Almost the last stage is the putting on of the wig. If this is not a bald one, the hair is brought down so that the junction with the forehead is not seen. Many foreign actors prefer to have their wigs made with a forehead piece, painted to match the face. Bald wigs are, of course, made in this way, and the edges are hidden with a thick dressing of grease paint, or, as it is sometimes called, joining paste. This being done, a coat of powder of the proper colour is delicately dusted on the face. Powder is prepared in every shade from white to orange. It has the effect of deadening the shininess of the grease paint, of softening the lines and blending the work into one harmonious whole.

Be careful, too, to make up your hands, a thing which many a good actor forgets. Yet how absurd it is to see an old, wrinkled face accompanied by young, plump hands. For an old man, the knuckles should be whitened, the hollows between them darkened, and the veins marked with white blue.

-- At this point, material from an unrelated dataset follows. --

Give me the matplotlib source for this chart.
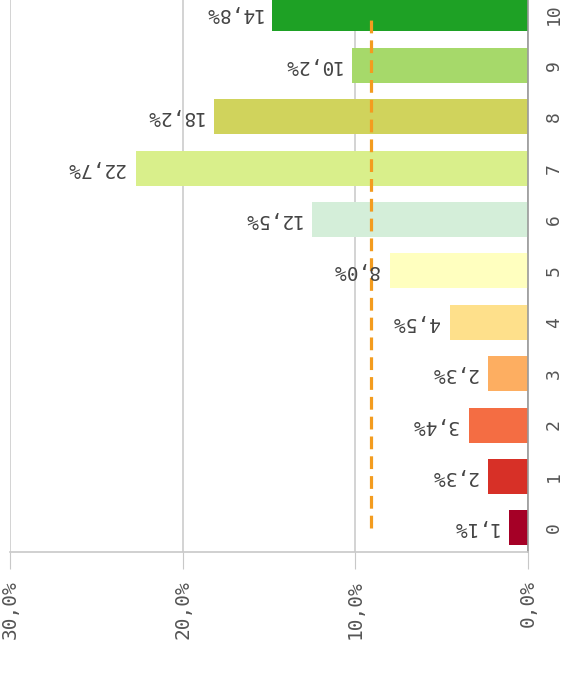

Actresses very seldom use grease paint, and, in fact, it is not necessary for them, as they rarely consent to line their faces. They generally use a liquid white, which has some mineral basis, and is in the end hurtful. The safest compound is a preparation of oxide of zinc, rose-water, and a few drops of glycerine. A little rouge, the darkening of the eyebrows, and a touch of red on the lips complete a lady’s make up. Most of them line below and above the eyelashes with black, which gives brilliancy to the eyes. They are very apt to overdo this, and then their eyes look like burnt holes in a blanket.